◆ **PROBLEM TO SOLVE**: Set down the material below word for word, excluding the pictures.
+++ DATA EXCERPT +++
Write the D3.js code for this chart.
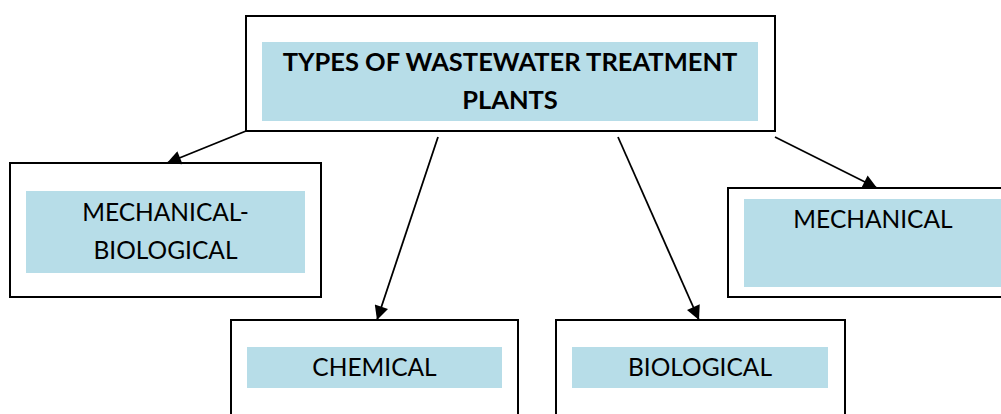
<!DOCTYPE html>
<html>
<head>
<meta charset="utf-8">
<script src="https://cdn.jsdelivr.net/npm/d3@7"></script>
<style>
  html, body { margin: 0; padding: 0; background: #fff; }
  svg { display: block; font-family: Lato, "Open Sans", sans-serif; }
</style>
</head>
<body>
<svg id="chart" width="1001" height="414"></svg>
<script>
(function () {
    'use strict';

    // diagram content
    var rootLabel = ["TYPES OF WASTEWATER TREATMENT", "PLANTS"];
    var childIds = ["mechbio", "chemical", "biological", "mechanical"];
    var childLabels = [["MECHANICAL-", "BIOLOGICAL"], ["CHEMICAL"], ["BIOLOGICAL"], ["MECHANICAL"]];

    // layout (outer box, inner band, text baseline)
    var boxes = {
        root:       { x: 246, y: 16,  w: 529, h: 115, ix: 262, iy: 42,  iw: 496, ih: 79, ty: 71,  lh: 38, fs: 25.5 },
        mechbio:    { x: 10,  y: 163, w: 311, h: 134, ix: 26,  iy: 191, iw: 279, ih: 82, ty: 221, lh: 38, fs: 24.5 },
        chemical:   { x: 231, y: 320, w: 287, h: 110, ix: 247, iy: 347, iw: 255, ih: 41, ty: 376, lh: 38, fs: 24.5 },
        biological: { x: 556, y: 320, w: 289, h: 110, ix: 572, iy: 347, iw: 256, ih: 41, ty: 376, lh: 38, fs: 24.5 },
        mechanical: { x: 728, y: 188, w: 300, h: 109, ix: 744, iy: 199, iw: 258, ih: 88, ty: 228, lh: 38, fs: 24.5 }
    };

    // arrows from the root box to each child
    var arrows = [
        { id: "mechbio",    from: [246, 131], to: [167, 163] },
        { id: "chemical",   from: [438, 137], to: [377, 320] },
        { id: "biological", from: [618, 137], to: [699, 320] },
        { id: "mechanical", from: [775, 137], to: [877, 188] }
    ];

    var svg = d3.select("#chart");
    var fill = "#b7dde8";

    svg.append("defs").append("marker")
        .attr("id", "head")
        .attr("viewBox", "0 0 10 10")
        .attr("refX", 10)
        .attr("refY", 5)
        .attr("markerWidth", 15)
        .attr("markerHeight", 14)
        .attr("markerUnits", "userSpaceOnUse")
        .attr("orient", "auto")
        .append("path")
        .attr("d", "M0,0 L10,5 L0,10 Z")
        .attr("fill", "#000");

    function drawBox(b, lines, bold) {
        var g = svg.append("g");
        g.append("rect")
            .attr("x", b.x).attr("y", b.y)
            .attr("width", b.w).attr("height", b.h)
            .attr("fill", "#fff")
            .attr("stroke", "#000")
            .attr("stroke-width", 2);
        g.append("rect")
            .attr("x", b.ix).attr("y", b.iy)
            .attr("width", b.iw).attr("height", b.ih)
            .attr("fill", fill);
        g.selectAll("text")
            .data(lines)
            .enter().append("text")
            .attr("x", b.ix + b.iw / 2)
            .attr("y", function (d, i) { return b.ty + i * b.lh; })
            .attr("text-anchor", "middle")
            .attr("font-size", b.fs)
            .attr("font-weight", bold ? "bold" : "normal")
            .attr("fill", "#000")
            .text(function (d) { return d; });
    }

    drawBox(boxes.root, rootLabel, true);
    childIds.forEach(function (id, i) {
        drawBox(boxes[id], childLabels[i], false);
    });

    svg.selectAll("line.arrow")
        .data(arrows)
        .enter().append("line")
        .attr("class", "arrow")
        .attr("x1", function (d) { return d.from[0]; })
        .attr("y1", function (d) { return d.from[1]; })
        .attr("x2", function (d) { return d.to[0]; })
        .attr("y2", function (d) { return d.to[1]; })
        .attr("stroke", "#000")
        .attr("stroke-width", 1.8)
        .attr("marker-end", "url(#head)");
})();
</script>
</body>
</html>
+++
◆ **SOLUTION FOR THIS PROBLEM**:
Write the D3.js code for this chart.
<!DOCTYPE html>
<html>
<head>
<meta charset="utf-8">
<script src="https://cdn.jsdelivr.net/npm/d3@7"></script>
<style>
  html, body { margin: 0; padding: 0; background: #fff; }
  svg { display: block; font-family: Lato, "Open Sans", sans-serif; }
</style>
</head>
<body>
<svg id="chart" width="1001" height="414"></svg>
<script>
(function () {
    'use strict';

    // diagram content
    var rootLabel = ["TYPES OF WASTEWATER TREATMENT", "PLANTS"];
    var childIds = ["mechbio", "chemical", "biological", "mechanical"];
    var childLabels = [["MECHANICAL-", "BIOLOGICAL"], ["CHEMICAL"], ["BIOLOGICAL"], ["MECHANICAL"]];

    // layout (outer box, inner band, text baseline)
    var boxes = {
        root:       { x: 246, y: 16,  w: 529, h: 115, ix: 262, iy: 42,  iw: 496, ih: 79, ty: 71,  lh: 38, fs: 25.5 },
        mechbio:    { x: 10,  y: 163, w: 311, h: 134, ix: 26,  iy: 191, iw: 279, ih: 82, ty: 221, lh: 38, fs: 24.5 },
        chemical:   { x: 231, y: 320, w: 287, h: 110, ix: 247, iy: 347, iw: 255, ih: 41, ty: 376, lh: 38, fs: 24.5 },
        biological: { x: 556, y: 320, w: 289, h: 110, ix: 572, iy: 347, iw: 256, ih: 41, ty: 376, lh: 38, fs: 24.5 },
        mechanical: { x: 728, y: 188, w: 300, h: 109, ix: 744, iy: 199, iw: 258, ih: 88, ty: 228, lh: 38, fs: 24.5 }
    };

    // arrows from the root box to each child
    var arrows = [
        { id: "mechbio",    from: [246, 131], to: [167, 163] },
        { id: "chemical",   from: [438, 137], to: [377, 320] },
        { id: "biological", from: [618, 137], to: [699, 320] },
        { id: "mechanical", from: [775, 137], to: [877, 188] }
    ];

    var svg = d3.select("#chart");
    var fill = "#b7dde8";

    svg.append("defs").append("marker")
        .attr("id", "head")
        .attr("viewBox", "0 0 10 10")
        .attr("refX", 10)
        .attr("refY", 5)
        .attr("markerWidth", 15)
        .attr("markerHeight", 14)
        .attr("markerUnits", "userSpaceOnUse")
        .attr("orient", "auto")
        .append("path")
        .attr("d", "M0,0 L10,5 L0,10 Z")
        .attr("fill", "#000");

    function drawBox(b, lines, bold) {
        var g = svg.append("g");
        g.append("rect")
            .attr("x", b.x).attr("y", b.y)
            .attr("width", b.w).attr("height", b.h)
            .attr("fill", "#fff")
            .attr("stroke", "#000")
            .attr("stroke-width", 2);
        g.append("rect")
            .attr("x", b.ix).attr("y", b.iy)
            .attr("width", b.iw).attr("height", b.ih)
            .attr("fill", fill);
        g.selectAll("text")
            .data(lines)
            .enter().append("text")
            .attr("x", b.ix + b.iw / 2)
            .attr("y", function (d, i) { return b.ty + i * b.lh; })
            .attr("text-anchor", "middle")
            .attr("font-size", b.fs)
            .attr("font-weight", bold ? "bold" : "normal")
            .attr("fill", "#000")
            .text(function (d) { return d; });
    }

    drawBox(boxes.root, rootLabel, true);
    childIds.forEach(function (id, i) {
        drawBox(boxes[id], childLabels[i], false);
    });

    svg.selectAll("line.arrow")
        .data(arrows)
        .enter().append("line")
        .attr("class", "arrow")
        .attr("x1", function (d) { return d.from[0]; })
        .attr("y1", function (d) { return d.from[1]; })
        .attr("x2", function (d) { return d.to[0]; })
        .attr("y2", function (d) { return d.to[1]; })
        .attr("stroke", "#000")
        .attr("stroke-width", 1.8)
        .attr("marker-end", "url(#head)");
})();
</script>
</body>
</html>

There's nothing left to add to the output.